After the race, Johnson said he expects Kurt Busch's No. 78 Furniture Row Chevy to be a car to watch in next Sunday’s Coca-Cola 600 — but in order to contend the Denver-based team will need it’s A-game on pit road.
“You always want more and when you lose to a guy like Jimmie Johnson, a five-time champion — those guys they were just perfect again," Busch said. "We were just one click slow on pit stop and one click off on the final adjustment. We came out fifth and got stuck in a little bit of that traffic. I thought we could race our way into that.
“You know, to win some segments and to be in position with the All-Star race and the way it is, it shows the full strength of this team. Even though we were running 20 laps at a time, it still makes you proud to race for these guys. They put me in position with the best average finish through the first four segments but we were just a shade slow on pit road and maybe a shade off on that last adjustment because I couldn’t race back through traffic. Even if we came out first, it would have been tough to hold those guys off.”
Still, Johnson believes that on intermediate tracks, being in clean air is a clear advantage — particularly when the field is on fresh tires.
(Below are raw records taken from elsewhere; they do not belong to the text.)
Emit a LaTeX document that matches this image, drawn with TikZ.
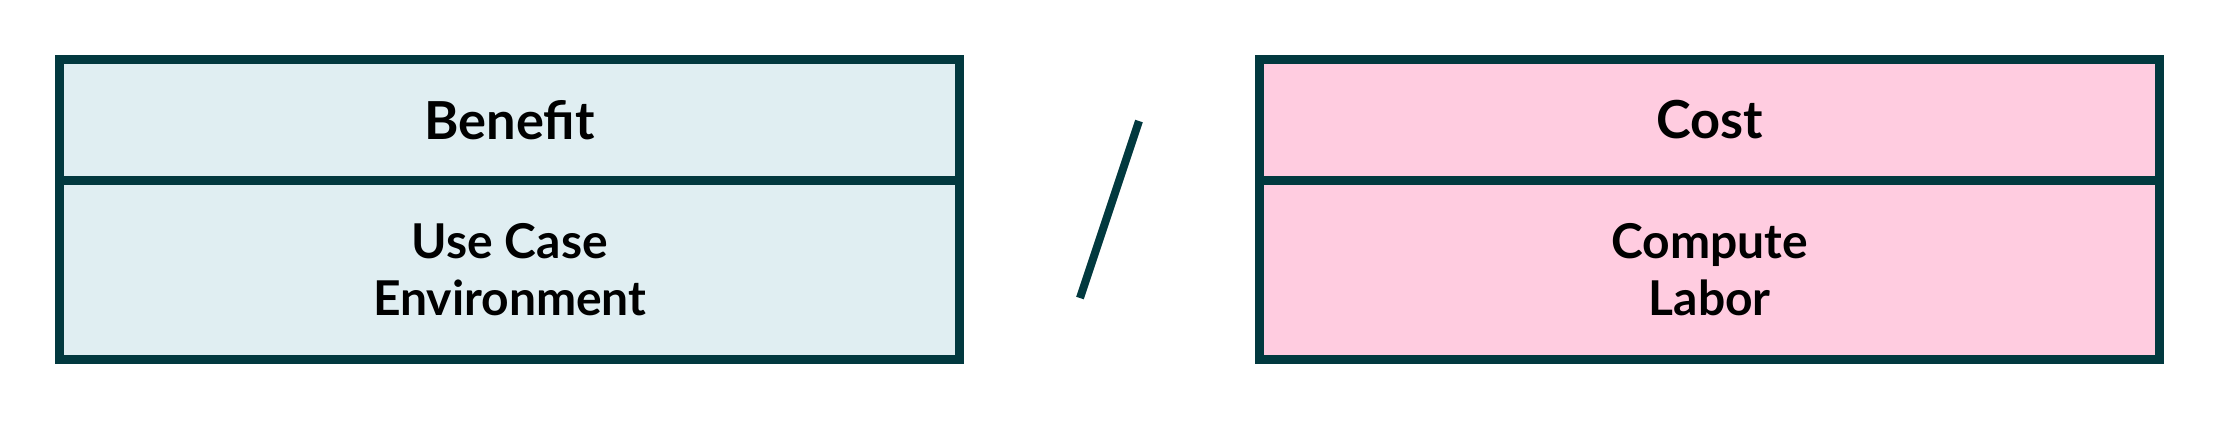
\documentclass[tikz,border=0pt]{standalone}
\usepackage{fontspec}
\setmainfont{Lato}
\usepackage{tikz}
\usetikzlibrary{positioning}
\definecolor{frameteal}{RGB}{2,57,63}
\definecolor{benefitfill}{RGB}{224,238,242}
\definecolor{costfill}{RGB}{255,204,224}

\begin{document}
\begin{tikzpicture}[x=0.25pt,y=0.25pt]
	\tikzset{every node/.style={inner sep=0pt, outer sep=0pt},
		cell/.style={draw=frameteal, line width=2.25pt, rectangle, minimum width=225pt, align=center, font=\bfseries},
		titlecell/.style={cell, minimum height=30.125pt, font=\fontsize{13.1}{15}\selectfont\bfseries},
		bodycell/.style={cell, minimum height=44.875pt, font=\fontsize{12}{14.25}\selectfont\bfseries}}
	\useasboundingbox (0,0) rectangle (2220,-420);
	% benefit side
	\node [titlecell, fill=benefitfill] (benefit) at (509.75,-119.75) {Benefit};
	\node [bodycell, fill=benefitfill, below=0pt of benefit] (benefitbody) {Use Case\\Environment};
	% cost side
	\node [titlecell, fill=costfill] (cost) at (1709.75,-119.75) {Cost};
	\node [bodycell, fill=costfill, below=0pt of cost] (costbody) {Compute\\Labor};
	% the slash between them
	\coordinate (slashtop) at (1139,-121);
	\coordinate (slashbottom) at (1080,-298);
	\draw [frameteal, line width=2pt] (slashtop) -- (slashbottom);
\end{tikzpicture}
\end{document}
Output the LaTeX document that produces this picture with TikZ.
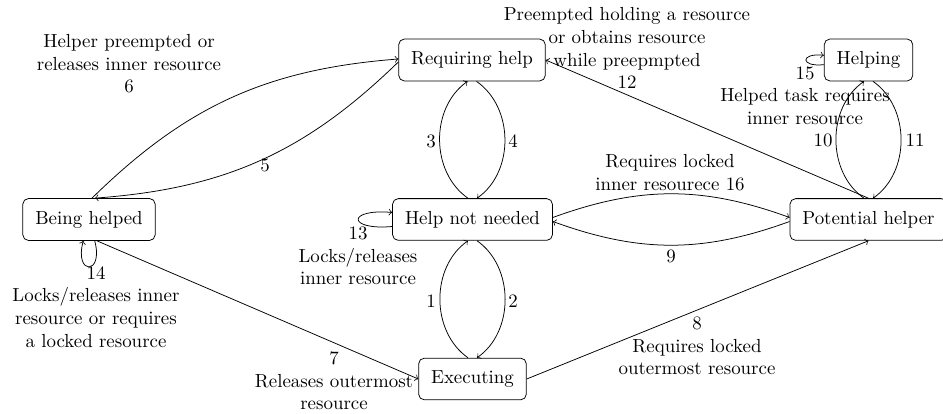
\documentclass[tikz,border=0pt]{standalone}
\usetikzlibrary{calc}
\begin{document}
\begin{tikzpicture}[x=0.529pt,y=0.529pt,
  state/.style={draw, rounded corners=3pt, inner sep=6.6pt},
  lbl/.style={align=center, inner sep=0pt},
  conn/.style={->}]
\useasboundingbox (0,0) rectangle (943,414);
% states
\node[state] (RH) at (472,354) {Requiring help};
\node[state] (HG) at (868.5,354) {Helping};
\node[state] (BH) at (89,194.5) {Being helped};
\node[state] (HN) at (472.5,194.5) {Help not needed};
\node[state] (PH) at (868.5,194.5) {Potential helper};
\node[state] (EX) at (472.5,35) {Executing};
% 1,2
\draw[conn] ($(EX.north)+(-4.5,0)$) to[bend left=55] ($(HN.south)+(-4.5,0)$);
\draw[conn] ($(HN.south)+(4.5,0)$) to[bend left=55] ($(EX.north)+(4.5,0)$);
% 3,4
\draw[conn] ($(HN.north)+(-4.5,0)$) to[bend left=55] ($(RH.south)+(-4.5,0)$);
\draw[conn] ($(RH.south)+(4.5,0)$) to[bend left=55] ($(HN.north)+(4.5,0)$);
% 10,11
\draw[conn] ($(PH.north)+(-4.5,0)$) to[bend left=55] ($(HG.south)+(-4.5,0)$);
\draw[conn] ($(HG.south)+(4.5,0)$) to[bend left=55] ($(PH.north)+(4.5,0)$);
% 5,6
\draw[conn] ($(BH.north)+(3,0)$) to[bend left=20] ($(RH.west)+(0,1)$);
\draw[conn] ($(RH.west)+(0,-2)$) to[bend left=20] ($(BH.north)+(6,0)$);
% 16,9
\draw[conn] ($(HN.east)+(0,2)$) to[bend left=20] ($(PH.west)+(0,2)$);
\draw[conn] ($(PH.west)+(0,-2)$) to[bend left=20] ($(HN.east)+(0,-2)$);
% 7,8,12
\draw[conn] ($(BH.south)+(8,0)$) -- (EX.west);
\draw[conn] (EX.east) -- (PH.south);
\draw[conn] (PH.north) -- (RH.east);
% loops
\draw[conn] (HN) to[out=185,in=175,distance=24pt] (HN);
\draw[conn] (HG) to[out=186,in=174,distance=12.7pt] (HG);
\draw[conn] (BH) to[out=-75,in=-105,distance=19pt] (BH);
% labels
\node[lbl] (l1) at (431,113) {1};
\node[lbl] (l2) at (513,113) {2};
\node[lbl] (l3) at (431,273) {3};
\node[lbl] (l4) at (513,273) {4};
\node[lbl] (l5) at (265,249) {5};
\node[lbl] (l6) at (129,350.3) {Helper preempted or\\releases inner resource\\6};
\node[lbl] (l7) at (334,33) {7\\Releases outermost\\resource};
\node[lbl] (l8) at (697,68) {8\\Requires locked\\outermost resource};
\node[lbl] (l9) at (671,158) {9};
\node[lbl] (l10t) at (805,307.5) {Helped task requires\\inner resource};
\node[lbl] (l10) at (823,274) {10};
\node[lbl] (l11) at (915,274) {11};
\node[lbl] (l12) at (627,365.75) {Preempted holding a resource\\or obtains resource\\while preepmpted\\12};
\node[lbl] (l13) at (358,158) {13\\Locks/releases\\inner resource};
\node[lbl] (l14) at (96,107) {14\\Locks/releases inner\\resource or requires\\a locked resource};
\node[lbl] (l15) at (805,341) {15};
\node[lbl] (l16) at (670,241.5) {Requires locked\\inner resourece 16};
\end{tikzpicture}
\end{document}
“The front row was going to have an advantage,” Johnson said. “We've seen that here for a long time, and when we look back to last year and the strategy we used, we knew we needed to win the first segment which would put us up front on the start for the final segment, and we were able to take advantage of that.
“We all knew it going into it and that's why I was really — I don't want to say I counted myself out, but starting 20th or 23rd or whatever we were, it wasn't good.”
Although Johnson’s crew wasn’t electric throughout the night, his No. 48 crew stepped up on the money stop when the race was on the line. Knaus contends the development of the team has “been a long process.”
“We've been fortunate over the course of the last few years to start to develop and get that fruit from what we started four years ago,” Knaus said. “A lot of the individuals that we brought in didn't know anything about motorsports but they were fantastic athletes, and now these athletes are starting to understand racing and understand the pressures that are involved to pit a race car for a guy like Jimmie Johnson.
“It's tough, especially when you have cameras on your grille and watching every move and as soon as you make a mistake you get blasted in the media and the paper and everything else. These guys are starting to become numb to that type of pressure. We're fortunate to have a little bit of depth and we've made three changes this year and I'm not saying we're perfect by any stretch because we had a couple mistakes tonight on pit road, but it just so happens they nailed it on the last one and hopefully that's a good sign of things to come.”
You will be tested . . .
Polesitter Carl Edwards was stout during the first two segments of the All-Star race, but then he dropped back through the field over the final 50 laps to finish 10th.
After finishing the second segment in third, Edwards opted not to pit. Clint Bowyer also stayed out instead of pitting for tires prior to the third segment. They quickly paid for that decision.
“Yeah, it was going well and then we stayed out and obviously we should have pitted,” Edwards said. “Clint did the same thing. I think we gambled on the air being a little more important than it was. We thought we could hold them off and it just wasn’t meant to be.
“We learned a big lesson, though, so we can apply that to the 600. If we would have come in, we would have wondered what it was like if we had stayed out, so you learn lessons. That’s how it goes.”
2: Drivers have won consecutive All-Star races – Davey Allison (1991-92) and Johnson (2012-13).
3: Top 10 All-Star finishes for Joey Logano in three career starts.
3: Consecutive top-five All-Star finishes for Kyle Busch.
Jimmie Johnson, on conspiracy theorists questioning the validity of Saturday night’s win.
“People just want to hate,” Johnson said. “That's fine. That's fine. I'm just lucky. NASCAR rigs the races and whatever they want to believe. I'm going home with a cool trophy and a big check and we all really know what happened. So whatever.”